WEDNESDAY, MARCH 31. Up at 7, John does me nicely, I do him, out of bed at 8. Decide not to buck the subway crowd with the lampshade, so I sit and read a somewhat more understandable "Love and Will" until 9:30, then get home to read all the mail, letters from Paul included, then Bob Rosinek calls to say that he's "puzzled" about his desire to accept a sex invitation from this guy, but I suspect he just used the method of indirection to say he could use my place for sex, and then he called back later at 2 to say that he'd "thought it over" and decided not to come over. Looked at something connected with the opera, then decided that I wanted to catch the opera list up to date, and that took hours because of the cross checking and the filing of dates (and who says I'm not still keeping records?). Then I'm starved, and tell myself I have to stop biting the skin around my fingernails, a nasty habit I seem to have re-acquired, and eat lunch, wash dishes, then Avi calls and wishes me a happy birthday, and Arnie sent me a card, and when I came back in the evening, I found a package of four towels from Mom, so that about does the birthday scene!

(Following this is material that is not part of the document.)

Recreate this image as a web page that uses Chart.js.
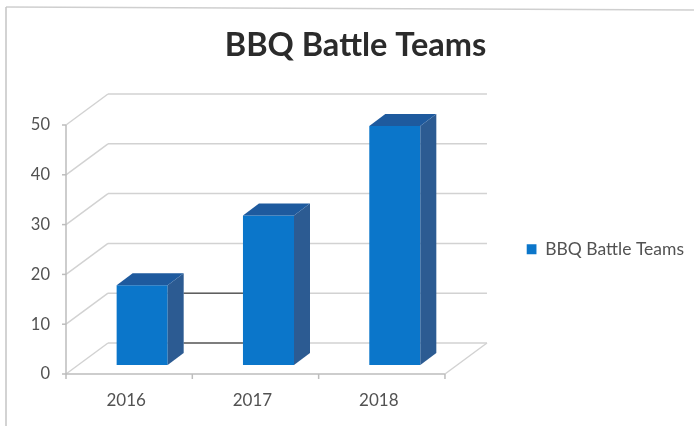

Rehearse the gay speech again for Bernard Baruch College, leave at 6:50 after John comes in, and I decide to skip dinner since I'm so gassy recently (is it the lettuce?). Get there at 7:20, hoping to be early, and I'm WAY early, since the class is at 8, but he "wanted me to relax," and it seems HE wanted to relax, since he was very blatant about his NOT being gay, telling about how his supervisor said he SHOULDN'T dress provocatively, the things that went on in the swimming locker room, about the orgy rooms in bars, but the class of 30 between 17 and 58 were very good, I managed all the questions except those specifically about Mattachine, then took notes from Bob's anecdotes, accepted his praise for a good job, and lasted until the last people left the classroom about 10. Home at 10:30, starved, and have a three-egg omelet, and tell John all about the talk, and I'm feeling very good about the whole thing, and lay atop him to get warm, but he doesn't come up, so there's nothing much done before the lights go out at 11:45, and we sleep.